A Lenovo Group Ltd store in Yichang, Hubei province. The electronics giant is planning to raise PC prices to offset rising costs due to the weakening yuan. (Liu Junfeng/For China Daily)
Component imports from South Korea, US and Japan may become expensive
The yuan's depreciation is forcing local electronics makers to lift their product prices to offset the rising costs of imported components, according to a report on the technology website Digitimes, citing upstream suppliers.
Lenovo Group Ltd, the world's biggest personal computer maker, could even raise the prices of some products sold in China later this month, said Digitimes.
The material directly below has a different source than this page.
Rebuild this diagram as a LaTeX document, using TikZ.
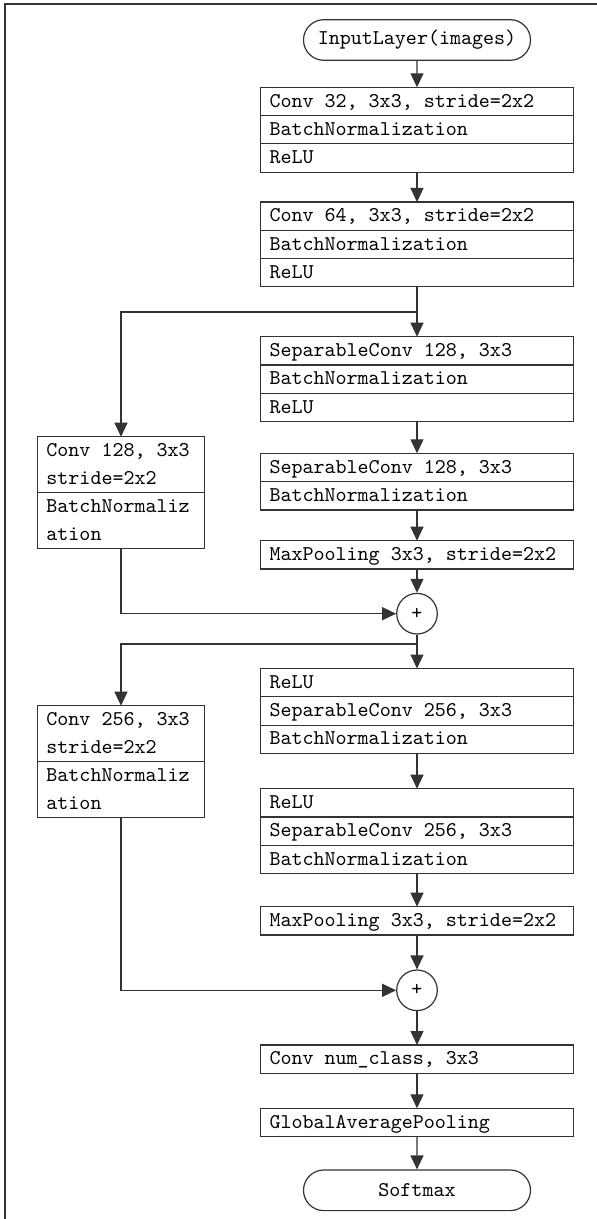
\documentclass[tikz,border=0pt]{standalone}
\usepackage{fontspec}
\usepackage{tikz}
\usetikzlibrary{arrows.meta, positioning, shapes.misc}
\definecolor{trait}{gray}{0.2}
\newcommand{\espacesfixes}{\spaceskip=5.51pt\relax\xspaceskip=5.51pt\relax}

\begin{document}
\begin{tikzpicture}[x=0.5pt, y=-0.5pt,
	texte/.style={font=\fontsize{10.5}{14}\selectfont\ttfamily},
	couche/.style={texte, draw=trait, line width=0.6pt, outer sep=0pt, anchor=north,
		text width=147.5pt, inner xsep=4.5pt, inner ysep=0pt, align=left,
		minimum height=14.15pt, execute at begin node={\espacesfixes\strut}, execute at end node=\strut},
	branche/.style={couche, text width=74.6pt},
	terminal/.style={texte, draw=trait, line width=0.6pt, rounded rectangle,
		minimum width=113.5pt, minimum height=20.3pt, inner sep=0pt},
	somme/.style={texte, draw=trait, line width=0.6pt, circle, minimum size=20.3pt, inner sep=0pt},
	fleche/.style={draw=trait, line width=0.6pt, -{Triangle[length=7pt, width=6.5pt]}}]
	\useasboundingbox (0,0) rectangle (597,1219);
	% cadre
	\draw[trait, line width=0.8pt] (597,4) -- (5,4) -- (5,1219);
	% tronc principal
	\node[terminal] (entree) at (417,40) {InputLayer(images)};
	\node[couche] (c1a) at (417,87.3) {Conv 32, 3x3, stride=2x2};
	\node[couche, below=0pt of c1a] (c1b) {BatchNormalization};
	\node[couche, below=0pt of c1b] (c1c) {ReLU};
	\node[couche] (c2a) at (417,202) {Conv 64, 3x3, stride=2x2};
	\node[couche, below=0pt of c2a] (c2b) {BatchNormalization};
	\node[couche, below=0pt of c2b] (c2c) {ReLU};
	\coordinate (j1) at (417,312);
	\node[couche] (s1a) at (417,336.7) {SeparableConv 128, 3x3};
	\node[couche, below=0pt of s1a] (s1b) {BatchNormalization};
	\node[couche, below=0pt of s1b] (s1c) {ReLU};
	\node[couche] (s2a) at (417,453.3) {SeparableConv 128, 3x3};
	\node[couche, below=0pt of s2a] (s2b) {BatchNormalization};
	\node[couche] (p1) at (417,540.7) {MaxPooling 3x3, stride=2x2};
	\node[somme] (add1) at (417,613.7) {+};
	\coordinate (j2) at (417,644);
	\node[couche] (s3a) at (417,668.5) {ReLU};
	\node[couche, below=0pt of s3a] (s3b) {SeparableConv 256, 3x3};
	\node[couche, below=0pt of s3b] (s3c) {BatchNormalization};
	\node[couche] (s4a) at (417,788.7) {ReLU};
	\node[couche, below=0pt of s4a] (s4b) {SeparableConv 256, 3x3};
	\node[couche, below=0pt of s4b] (s4c) {BatchNormalization};
	\node[couche] (p2) at (417,906.7) {MaxPooling 3x3, stride=2x2};
	\node[somme] (add2) at (417,990.3) {+};
	\node[couche] (cc) at (417,1045) {Conv num\_class, 3x3};
	\node[couche] (gap) at (417,1108.3) {GlobalAveragePooling};
	\node[terminal] (sortie) at (417,1190.3) {Softmax};
	% raccourcis
	\node[branche] (g1a) at (121,436.7) {Conv 128, 3x3\\stride=2x2};
	\node[branche, below=0pt of g1a] (g1b) {BatchNormaliz\\ation};
	\node[branche] (g2a) at (121,705.7) {Conv 256, 3x3\\stride=2x2};
	\node[branche, below=0pt of g2a] (g2b) {BatchNormaliz\\ation};
	% liaisons
	\draw[fleche] (entree) -- (c1a);
	\draw[fleche] (c1c) -- (c2a);
	\draw[fleche] (c2c) -- (s1a);
	\draw[fleche] (s1c) -- (s2a);
	\draw[fleche] (s2b) -- (p1);
	\draw[fleche] (p1) -- (add1);
	\draw[fleche] (j1) -| (g1a);
	\draw[fleche] (g1b) |- (add1);
	\draw[fleche] (add1) -- (s3a);
	\draw[fleche] (s3c) -- (s4a);
	\draw[fleche] (s4c) -- (p2);
	\draw[fleche] (p2) -- (add2);
	\draw[fleche] (j2) -| (g2a);
	\draw[fleche] (g2b) |- (add2);
	\draw[fleche] (add2) -- (cc);
	\draw[fleche] (cc) -- (gap);
	\draw[fleche] (gap) -- (sortie);
\end{tikzpicture}
\end{document}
Acer Corp and Asustek Computer Inc too are likely to lift their prices early September.
The companies refused to comment on the report on Wednesday.
The yuan's central parity rate against the US dollar dropped by 1.86 percent on Aug 11 and by a further 1.6 percent the following day, the steepest falls since 2005.
Although a cheaper yuan is likely to spur PC exports, companies such as Lenovo are still faced with paying foreign suppliers for components including batteries, processors and liquid crystal displays.
Selling products built using parts imported from the United States, South Korea and Japan, for instance, is likely to add significant costs to Chinese companies.
Lenovo's operating margins in China have already fallen 0.7 of a percentage point in the second quarter, to 4.8 percent, it said in its most-recent announcement.
China accounted for one-third of Lenovo's total $10.7 billion sales in the quarter ended June, and PC sales were a major contributor to profits.
The company did not disclose how much more it was paying for imported parts, but industry analysts said they would not be surprised if it did within its next set of results.
Gene Cao, from Forrester Research Inc, said Lenovo has already been struggling to attract new customers over the past two to three years.
He said, however, the Chinese firm may not be facing immediate cost increases from some foreign suppliers because many components were ordered at last year's prices, and that possible yuan depreciation could also have been factored into its operational projections.
One senior source within Lenovo's PC marketing department told China Daily that price hikes are now "very much on the table, especially as top executives are aiming at a stable but more profitable PC business to support other troubled units, such as the mobile business group".
Earlier this month, the company acknowledged the recent exchange rate changes had been hitting business.
Currency fluctuations, it said, were one of the major causes for its worse-than-expected smartphone sales in Brazil and other Latin American economies.
Sluggish global demand for PCs and poor sales of Lenovo smartphones were blamed for the company's 51 percent year-on-year decline in net income in the second quarter of the year.
Chief Executive Yang Yuanqing subsequently announced it was axing around 3,200 staff to bring down operating costs.
Premier Li Keqiang said earlier this week the exchange rate will be kept "basically stable at an adaptive and equilibrium level".
"Li's comments will offer Lenovo great comfort," said Cao from Forrester.